To celebrate 25 years of cutting edge music, Sonar Festival is compiling 33 pieces of music from 33 artists and blasting them into space. Each track will be 10 seconds long and will be transmitted from EISCAT (European Incoherent SCATter Scientific Association) antenna located in Tromsø, Norway.

The transmissions will be aimed at Luyten's Star, the closest star to our own with a known potentially habitable exoplanet and the place where scientists believe is most likely to house intelligent life.

The first batch of transmissions includes music from Autechre, Modeselektor, Laurent Garnier, Holly Herndon, Matmos, Jean-Michel Jarre, Nina Kraviz, Francisco López, The Black Madonna, Kerri Chandler, Ólafur Arnalds, Kode 9, Laurel Halo, Soichi Terada, Fatima Al Qadiri, Cabo San Roque, BFlecha and Nisennenmondai. A second batch of transmissions is planned for April 2018 when music from Richie Hawtin, Carsten Nicolai, Squarepusher, Kate Tempest, Daito Manabe, Juana Molina, Niño de Elche, Cora Novoa, Lorenzo Senni, Zora Jones, Desert, LCC, Yuzo Koshiro will be sent.

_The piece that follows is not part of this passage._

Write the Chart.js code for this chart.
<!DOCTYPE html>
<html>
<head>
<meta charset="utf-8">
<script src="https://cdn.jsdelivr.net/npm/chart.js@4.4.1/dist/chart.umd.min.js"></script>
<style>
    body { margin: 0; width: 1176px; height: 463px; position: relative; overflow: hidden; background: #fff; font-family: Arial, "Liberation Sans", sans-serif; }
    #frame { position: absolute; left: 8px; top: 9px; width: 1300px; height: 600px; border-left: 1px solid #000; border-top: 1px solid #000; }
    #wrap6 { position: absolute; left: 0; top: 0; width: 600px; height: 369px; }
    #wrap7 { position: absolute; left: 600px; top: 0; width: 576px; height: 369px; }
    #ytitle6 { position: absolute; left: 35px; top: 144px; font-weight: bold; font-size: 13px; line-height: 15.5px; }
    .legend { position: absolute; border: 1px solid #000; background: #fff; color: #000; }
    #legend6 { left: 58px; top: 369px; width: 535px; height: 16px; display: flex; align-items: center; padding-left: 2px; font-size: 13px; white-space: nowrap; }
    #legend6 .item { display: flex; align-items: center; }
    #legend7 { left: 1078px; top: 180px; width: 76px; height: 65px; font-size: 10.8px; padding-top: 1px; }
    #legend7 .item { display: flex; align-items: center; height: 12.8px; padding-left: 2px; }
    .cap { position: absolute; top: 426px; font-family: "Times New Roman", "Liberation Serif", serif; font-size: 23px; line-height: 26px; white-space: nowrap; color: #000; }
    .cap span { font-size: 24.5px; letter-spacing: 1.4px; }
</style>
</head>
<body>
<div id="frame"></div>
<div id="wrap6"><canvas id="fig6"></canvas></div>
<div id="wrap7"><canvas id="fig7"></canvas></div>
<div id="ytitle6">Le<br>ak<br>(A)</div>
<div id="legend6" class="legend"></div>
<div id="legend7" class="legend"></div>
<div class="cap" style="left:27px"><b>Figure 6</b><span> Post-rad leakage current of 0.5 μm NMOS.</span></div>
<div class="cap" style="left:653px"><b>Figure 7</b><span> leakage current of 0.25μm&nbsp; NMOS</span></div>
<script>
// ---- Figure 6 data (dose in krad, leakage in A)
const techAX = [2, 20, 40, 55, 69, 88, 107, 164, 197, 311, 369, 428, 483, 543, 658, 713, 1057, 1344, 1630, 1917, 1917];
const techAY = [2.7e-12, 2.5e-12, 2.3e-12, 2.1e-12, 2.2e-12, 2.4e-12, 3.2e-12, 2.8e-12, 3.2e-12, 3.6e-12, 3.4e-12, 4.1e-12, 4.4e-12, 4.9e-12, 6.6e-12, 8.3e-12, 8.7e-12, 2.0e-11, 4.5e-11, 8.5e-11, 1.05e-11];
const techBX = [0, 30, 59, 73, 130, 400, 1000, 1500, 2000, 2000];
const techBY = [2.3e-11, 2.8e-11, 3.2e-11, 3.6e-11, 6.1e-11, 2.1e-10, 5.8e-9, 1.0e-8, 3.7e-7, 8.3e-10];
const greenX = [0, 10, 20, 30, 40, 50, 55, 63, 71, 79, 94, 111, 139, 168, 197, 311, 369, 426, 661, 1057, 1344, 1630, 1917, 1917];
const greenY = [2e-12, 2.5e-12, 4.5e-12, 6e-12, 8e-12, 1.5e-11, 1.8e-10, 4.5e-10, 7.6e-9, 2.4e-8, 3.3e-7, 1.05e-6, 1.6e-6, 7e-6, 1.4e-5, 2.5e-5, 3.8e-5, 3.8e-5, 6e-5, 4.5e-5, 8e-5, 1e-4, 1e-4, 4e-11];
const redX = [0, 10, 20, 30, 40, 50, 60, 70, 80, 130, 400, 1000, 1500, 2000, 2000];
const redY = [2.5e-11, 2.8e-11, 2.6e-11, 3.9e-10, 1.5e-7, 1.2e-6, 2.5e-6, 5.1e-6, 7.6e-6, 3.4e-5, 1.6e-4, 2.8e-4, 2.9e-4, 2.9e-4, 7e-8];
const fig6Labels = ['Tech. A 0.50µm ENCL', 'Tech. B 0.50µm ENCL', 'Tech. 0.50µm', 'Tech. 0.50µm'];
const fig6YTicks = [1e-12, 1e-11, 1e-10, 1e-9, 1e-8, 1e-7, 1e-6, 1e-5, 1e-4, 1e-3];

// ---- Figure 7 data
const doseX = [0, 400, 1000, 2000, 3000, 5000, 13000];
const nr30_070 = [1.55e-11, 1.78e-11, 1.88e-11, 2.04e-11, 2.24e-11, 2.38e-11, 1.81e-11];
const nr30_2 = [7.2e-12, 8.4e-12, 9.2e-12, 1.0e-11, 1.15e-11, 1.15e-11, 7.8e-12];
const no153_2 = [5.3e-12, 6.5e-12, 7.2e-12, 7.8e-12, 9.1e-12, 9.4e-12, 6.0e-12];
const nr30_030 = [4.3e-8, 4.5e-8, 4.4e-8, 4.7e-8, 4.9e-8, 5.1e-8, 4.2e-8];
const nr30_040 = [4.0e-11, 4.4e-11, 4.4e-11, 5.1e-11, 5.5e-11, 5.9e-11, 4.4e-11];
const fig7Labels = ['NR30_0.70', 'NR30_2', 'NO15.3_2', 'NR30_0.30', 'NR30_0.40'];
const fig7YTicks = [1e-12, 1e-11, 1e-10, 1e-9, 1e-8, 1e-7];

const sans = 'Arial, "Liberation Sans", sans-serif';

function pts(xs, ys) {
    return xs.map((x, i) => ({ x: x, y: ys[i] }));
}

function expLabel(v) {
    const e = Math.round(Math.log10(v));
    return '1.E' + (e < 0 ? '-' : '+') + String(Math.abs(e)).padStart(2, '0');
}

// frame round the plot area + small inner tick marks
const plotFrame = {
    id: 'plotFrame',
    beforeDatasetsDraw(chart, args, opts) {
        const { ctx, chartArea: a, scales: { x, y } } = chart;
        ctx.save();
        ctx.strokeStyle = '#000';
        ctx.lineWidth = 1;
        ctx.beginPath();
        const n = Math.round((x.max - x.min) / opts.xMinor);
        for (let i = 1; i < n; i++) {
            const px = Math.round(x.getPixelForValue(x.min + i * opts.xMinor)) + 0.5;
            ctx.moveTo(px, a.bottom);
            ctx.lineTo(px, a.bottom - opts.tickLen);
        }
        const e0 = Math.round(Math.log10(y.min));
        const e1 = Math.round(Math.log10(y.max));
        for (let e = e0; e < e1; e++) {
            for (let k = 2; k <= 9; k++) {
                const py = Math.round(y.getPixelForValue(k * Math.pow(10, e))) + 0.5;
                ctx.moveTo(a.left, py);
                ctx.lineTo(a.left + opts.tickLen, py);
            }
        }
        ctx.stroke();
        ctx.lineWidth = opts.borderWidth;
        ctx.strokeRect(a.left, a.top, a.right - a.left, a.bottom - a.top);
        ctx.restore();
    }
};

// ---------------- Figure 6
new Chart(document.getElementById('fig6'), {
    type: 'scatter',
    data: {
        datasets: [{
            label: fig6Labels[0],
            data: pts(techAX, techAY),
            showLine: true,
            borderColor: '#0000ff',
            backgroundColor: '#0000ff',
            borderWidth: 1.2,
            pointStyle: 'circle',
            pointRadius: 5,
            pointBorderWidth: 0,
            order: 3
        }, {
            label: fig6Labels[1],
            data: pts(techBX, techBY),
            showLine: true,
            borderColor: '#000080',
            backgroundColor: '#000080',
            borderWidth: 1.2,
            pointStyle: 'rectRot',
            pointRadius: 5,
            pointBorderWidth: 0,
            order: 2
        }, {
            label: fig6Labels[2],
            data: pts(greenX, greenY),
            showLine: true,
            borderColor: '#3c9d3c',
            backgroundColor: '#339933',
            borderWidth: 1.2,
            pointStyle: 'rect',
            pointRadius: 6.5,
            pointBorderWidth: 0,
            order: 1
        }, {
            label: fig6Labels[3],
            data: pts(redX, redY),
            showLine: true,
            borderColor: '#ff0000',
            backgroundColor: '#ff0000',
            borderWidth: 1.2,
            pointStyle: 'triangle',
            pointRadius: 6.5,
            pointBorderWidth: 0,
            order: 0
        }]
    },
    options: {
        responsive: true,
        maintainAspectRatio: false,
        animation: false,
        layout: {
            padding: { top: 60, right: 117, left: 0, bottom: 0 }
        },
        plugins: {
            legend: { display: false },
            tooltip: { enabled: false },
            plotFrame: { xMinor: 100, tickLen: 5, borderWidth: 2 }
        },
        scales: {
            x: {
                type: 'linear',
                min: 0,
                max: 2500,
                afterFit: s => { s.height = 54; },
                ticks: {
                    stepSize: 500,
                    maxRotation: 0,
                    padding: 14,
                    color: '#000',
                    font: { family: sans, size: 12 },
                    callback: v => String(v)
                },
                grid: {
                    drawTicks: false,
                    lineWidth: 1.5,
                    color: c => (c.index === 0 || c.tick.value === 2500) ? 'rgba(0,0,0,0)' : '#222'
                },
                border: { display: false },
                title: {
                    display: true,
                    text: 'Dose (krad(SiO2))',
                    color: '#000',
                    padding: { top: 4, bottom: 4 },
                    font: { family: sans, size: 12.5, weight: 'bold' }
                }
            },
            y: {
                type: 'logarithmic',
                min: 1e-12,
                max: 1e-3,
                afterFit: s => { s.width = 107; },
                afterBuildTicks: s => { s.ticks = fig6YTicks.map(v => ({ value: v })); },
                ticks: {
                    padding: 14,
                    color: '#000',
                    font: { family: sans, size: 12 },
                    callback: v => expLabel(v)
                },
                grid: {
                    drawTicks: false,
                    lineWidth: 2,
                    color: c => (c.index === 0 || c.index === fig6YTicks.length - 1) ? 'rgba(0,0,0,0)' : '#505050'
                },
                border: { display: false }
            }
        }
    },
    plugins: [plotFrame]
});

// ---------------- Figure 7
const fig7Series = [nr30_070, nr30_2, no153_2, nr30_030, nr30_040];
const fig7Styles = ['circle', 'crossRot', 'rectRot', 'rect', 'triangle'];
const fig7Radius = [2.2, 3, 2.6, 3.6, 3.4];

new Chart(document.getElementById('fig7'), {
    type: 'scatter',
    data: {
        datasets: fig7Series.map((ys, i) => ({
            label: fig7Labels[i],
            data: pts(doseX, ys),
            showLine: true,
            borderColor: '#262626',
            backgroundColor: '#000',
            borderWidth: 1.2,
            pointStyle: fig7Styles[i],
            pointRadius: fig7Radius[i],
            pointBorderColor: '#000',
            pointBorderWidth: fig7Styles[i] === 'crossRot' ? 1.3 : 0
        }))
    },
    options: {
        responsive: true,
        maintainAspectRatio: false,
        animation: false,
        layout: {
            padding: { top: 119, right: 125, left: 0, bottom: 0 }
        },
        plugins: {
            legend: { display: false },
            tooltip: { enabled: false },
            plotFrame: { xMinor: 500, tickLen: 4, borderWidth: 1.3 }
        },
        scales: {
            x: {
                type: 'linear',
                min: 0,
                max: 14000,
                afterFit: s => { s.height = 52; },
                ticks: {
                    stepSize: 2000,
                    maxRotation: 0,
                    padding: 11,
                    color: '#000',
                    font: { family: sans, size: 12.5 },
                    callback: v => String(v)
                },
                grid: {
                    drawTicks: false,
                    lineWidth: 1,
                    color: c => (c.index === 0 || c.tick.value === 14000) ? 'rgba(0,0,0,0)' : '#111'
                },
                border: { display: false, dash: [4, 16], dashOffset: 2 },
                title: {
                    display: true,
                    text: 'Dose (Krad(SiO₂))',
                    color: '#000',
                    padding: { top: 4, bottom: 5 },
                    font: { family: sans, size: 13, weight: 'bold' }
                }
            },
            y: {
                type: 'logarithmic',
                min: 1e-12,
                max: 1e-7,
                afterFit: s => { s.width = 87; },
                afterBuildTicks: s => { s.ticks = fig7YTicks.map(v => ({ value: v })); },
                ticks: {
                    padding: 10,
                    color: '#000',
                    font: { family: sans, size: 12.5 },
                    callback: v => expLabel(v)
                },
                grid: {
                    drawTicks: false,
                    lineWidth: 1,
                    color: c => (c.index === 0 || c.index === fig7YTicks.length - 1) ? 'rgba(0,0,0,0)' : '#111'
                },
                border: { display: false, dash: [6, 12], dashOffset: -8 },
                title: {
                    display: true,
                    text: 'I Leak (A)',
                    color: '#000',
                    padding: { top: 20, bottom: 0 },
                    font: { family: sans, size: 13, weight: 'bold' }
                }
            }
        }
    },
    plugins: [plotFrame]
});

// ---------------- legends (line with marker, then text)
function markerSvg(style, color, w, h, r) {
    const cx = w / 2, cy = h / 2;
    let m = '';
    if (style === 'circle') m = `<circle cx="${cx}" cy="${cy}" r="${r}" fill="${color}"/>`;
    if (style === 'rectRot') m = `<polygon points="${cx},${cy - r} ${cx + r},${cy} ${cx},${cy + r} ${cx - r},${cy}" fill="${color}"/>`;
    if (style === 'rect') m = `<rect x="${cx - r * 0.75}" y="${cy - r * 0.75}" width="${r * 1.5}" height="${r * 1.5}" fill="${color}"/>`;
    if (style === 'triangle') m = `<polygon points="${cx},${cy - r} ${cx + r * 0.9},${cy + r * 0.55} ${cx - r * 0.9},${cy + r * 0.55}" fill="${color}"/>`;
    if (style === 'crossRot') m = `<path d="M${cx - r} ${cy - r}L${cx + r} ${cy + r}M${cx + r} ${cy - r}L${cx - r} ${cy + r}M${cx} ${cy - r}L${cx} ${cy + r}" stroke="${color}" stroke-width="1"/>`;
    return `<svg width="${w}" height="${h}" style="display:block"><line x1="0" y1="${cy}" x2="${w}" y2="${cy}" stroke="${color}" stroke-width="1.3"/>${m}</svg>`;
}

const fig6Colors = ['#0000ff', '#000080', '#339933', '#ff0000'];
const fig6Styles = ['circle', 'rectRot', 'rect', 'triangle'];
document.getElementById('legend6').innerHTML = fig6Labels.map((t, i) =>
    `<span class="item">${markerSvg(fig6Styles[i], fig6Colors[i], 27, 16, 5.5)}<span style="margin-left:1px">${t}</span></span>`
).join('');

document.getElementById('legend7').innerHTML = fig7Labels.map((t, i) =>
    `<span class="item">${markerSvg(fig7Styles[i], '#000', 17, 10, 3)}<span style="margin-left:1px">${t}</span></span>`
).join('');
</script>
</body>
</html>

Faced with the unique challenge of communicating with a possible alien intelligence, the participating artists have come up with very distinct and imaginative responses. These range from the poetic to the mathematical - music composed according to mathematical tenets devised to be easily decoded - to the political; both in terms of presenting how humans are as a species and in providing a critique on how we are destroying the planet.

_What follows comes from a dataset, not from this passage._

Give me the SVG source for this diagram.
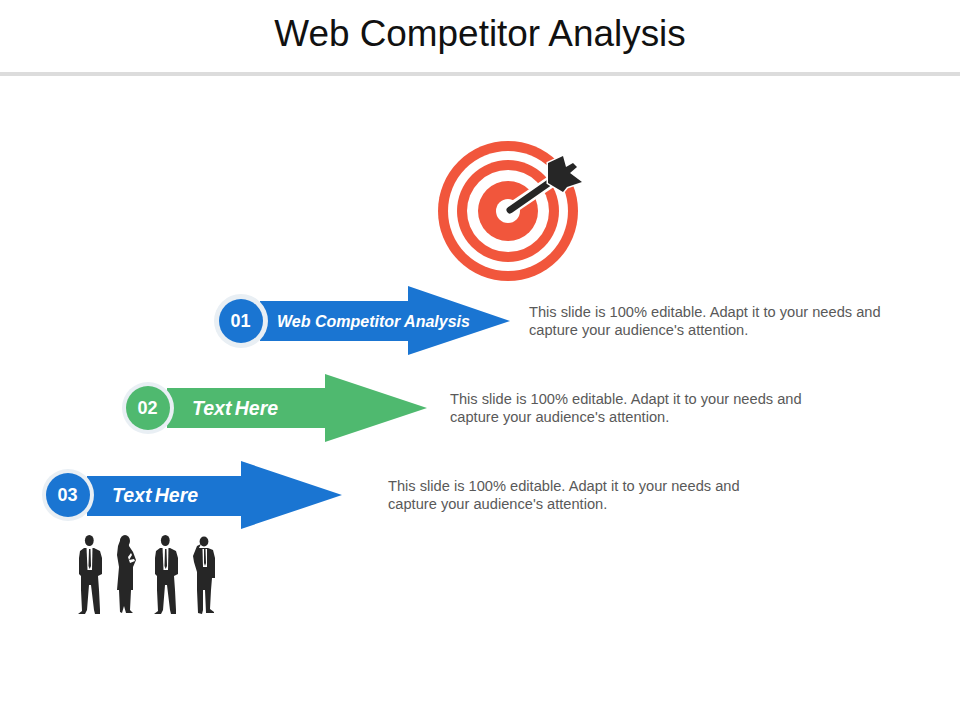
<svg xmlns="http://www.w3.org/2000/svg" width="960" height="720" viewBox="0 0 960 720">
<style>
text{font-family:"Liberation Sans",Arial,sans-serif}
.title{font-size:36.9px;fill:#111;text-anchor:middle}
.desc{font-size:14.65px;fill:#595959}
.num{font-size:18px;font-weight:bold;fill:#fff;text-anchor:middle}
.lab{font-weight:bold;font-style:italic;fill:#fff}
.blue{fill:#1a75d2}
.green{fill:#4fb96f}
.halo{fill:#e9eff4}
.red{fill:#f1563c}
.wht{fill:#fff}
.dark{fill:#262626}
</style>
<defs>
<g id="man">
<ellipse cx="89.3" cy="540.5" rx="4.4" ry="5.5" class="dark"/>
<path class="dark" d="M84 548L94 548L100 551L102 558L102 574L98 576L99 590L100 610L100 614L95 614L94 610L91 585L89 585L87 610L85 614L78 614L82 611L81 590L81 576L79 574L79 558L80 551Z"/>
<path class="wht" d="M86.5 547L92.5 547L92 570L87.500 570Z"/>
<path class="dark" d="M89 549L90.5 549L91 566L89.7 569L88.500 566Z"/>
</g>
</defs>
<text class="title" x="480" y="46">Web Competitor Analysis</text>
<rect x="0" y="72" width="960" height="4" fill="#dcdcdc"/>
<g id="target">
<circle class="red" cx="508" cy="211" r="70"/>
<circle class="wht" cx="508" cy="211" r="60"/>
<circle class="red" cx="508" cy="211" r="51"/>
<circle class="wht" cx="508" cy="211" r="41"/>
<circle class="red" cx="508" cy="211" r="30"/>
<circle class="wht" cx="508" cy="211" r="12"/>
<path d="M512 208L552 181" stroke="#fff" stroke-width="12" fill="none"/>
<path d="M510 210L553 180" stroke="#262626" stroke-width="7" stroke-linecap="round" fill="none"/>
<path class="dark" stroke="#fff" stroke-width="3" paint-order="stroke" d="M548 163L563 156L566 167L573 163L577 167L570 173L582 182L567 187L563 192L548 183Z"/>
</g>
<g id="people">
<use href="#man"/>
<use href="#man" x="76"/>
<g id="woman">
<ellipse cx="125" cy="541" rx="5" ry="6" class="dark"/>
<path class="dark" d="M121 538L128 538L129 546L133 552L136 560L133 567L133 590L131 590L130 610L133 613L126 613L124 606L122 613L120 612L119 590L117 590L119 567L117 555L118 546Z"/>
<path class="wht" d="M128 557L131 553L132 555L129 560L134 559L135 561L130 563Z"/>
</g>
<g id="phone">
<ellipse cx="204" cy="541.500" rx="4.400" ry="5" class="dark"/>
<path class="dark" d="M199 548L208 548L213 550L215 558L215 578L212 578L211 590L210 609L214 612L214 613L206 613L205 590L203 590L203 610L202 614L198 613L197 590L197 572L194 562L193 556L197 546L201 544Z"/>
<path class="wht" d="M202.500 549L207 549L207 567L203 567Z"/>
<path class="dark" d="M204 549L205.500 549L206 563L205 566L204 563Z"/>
</g>
</g>
<g id="connectors"></g>
<g id="node-01">
<path class="blue" d="M260 301L408 301L408 286L510 321L408 355L408 341L260 341Z"/>
<circle class="halo" cx="241" cy="321" r="27"/>
<circle class="blue" cx="241" cy="321" r="22"/>
<text class="num" x="240.500" y="327">01</text>
<text class="lab" x="277" y="326.500" font-size="16px">Web Competitor Analysis</text>
<text class="desc" x="529" y="316.500">This slide is 100% editable. Adapt it to your needs and</text>
<text class="desc" x="529" y="335">capture your audience's attention.</text>
</g>
<g id="node-02">
<path class="green" d="M167 388L325 388L325 374L427 408L325 442L325 428L167 428Z"/>
<circle class="halo" cx="148" cy="408" r="26"/>
<circle class="green" cx="148" cy="408" r="22"/>
<text class="num" x="147.500" y="414">02</text>
<text class="lab" x="192" y="414.500" font-size="19.500px" word-spacing="-2">Text Here</text>
<text class="desc" x="450" y="403.500">This slide is 100% editable. Adapt it to your needs and</text>
<text class="desc" x="450" y="422">capture your audience's attention.</text>
</g>
<g id="node-03">
<path class="blue" d="M87 476L241 476L241 461L342 495L241 529L241 516L87 516Z"/>
<circle class="halo" cx="68" cy="495" r="26"/>
<circle class="blue" cx="68" cy="495" r="22"/>
<text class="num" x="67.500" y="501">03</text>
<text class="lab" x="112" y="501.500" font-size="19.500px" word-spacing="-2">Text Here</text>
<text class="desc" x="388" y="490.500">This slide is 100% editable. Adapt it to your needs and</text>
<text class="desc" x="388" y="509">capture your audience's attention.</text>
</g>
</svg>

Carsten Nicolai has sent a recording of his unborn daughter’s heartbeat; a composition by Autechre created from the first 449 prime numbers; BFlecha takes inspiration from the cycles of the earths' distinct ecosystems and the elements of life on earth; Jean-Michel Jarre contributes one of his best known works in a nod to "Close Encounters of the Third Kind"; The Black Madonna references the modern music industry with an ironic take on how to make a hit record; Nina Kraviz aims for peace with a rumination on the dual meanings of the Russian word ‘Mir’ (Peace, and World) while Laurel Halo presents a poetic lament that doubles as a cry for help - Please Save Us!

Lets hope that if any lifeforms pick up the transmission, they enjoy the tunes as a cherished gift, rather than take it as a declaration of inter-galactic war.